Mini took the Los Angeles Auto Show by storm earlier this week unveiling its most powerful and fastest model in history. The new John Cooper Works GP is here with massive amounts of grunt, dramatic aerodynamics, and an automatic transmission. Bummer.
However, it turns out Mini has a very excusatory reason for not offering a stick-shift ‘box for its latest and greatest hot hatch. Speaking to Autoblog.com during the LA show, representatives of the company confirmed Mini just doesn’t have a manual transmission currently available that could handle the 2.0-liter turbo’s 301 horsepower (231 kilowatts) and 332 pound-feet (450 Newton-meters) of twist. See, while they could probably invest in a new gearbox, there’s no way the limited run of just 3,000 examples would create a successful business case for such a development.

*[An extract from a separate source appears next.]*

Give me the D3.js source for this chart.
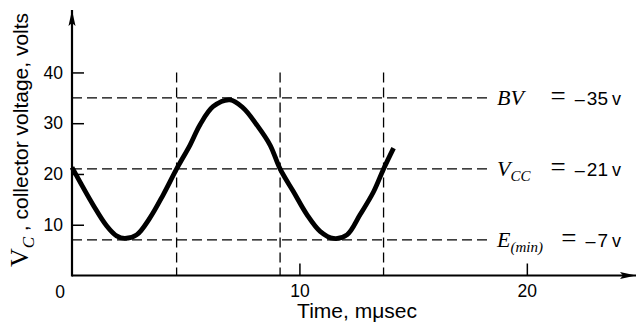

On the other hand, BMW already has a quick-shift automatic developed for that engine, which is also used in the John Cooper Works Countryman, and Clubman, as well as some small BMWs like the M135i. Purists may not be happy to hear that but it seems that an automatic was the only logical solution for the new JCW GP.
Gallery: Mini John Cooper Works GP (2020)
Mini also revealed to the online publication that the carbon fiber fender flares at the front are not there just for show. They actually accommodate the pocket rocket’s wider track and tires, but also help direct airflow and reduce drag. And, to make things even more interesting, the British company said the fender flares are made of carbon fiber that comes from leftovers from BMW i3 and i8 production. Awesome!
If you like what you see and read, better hurry up. Mini plans to build no more than 3,000 units with pricing for the United States starting at $44,900. Deliveries are scheduled to kick off in March 2020.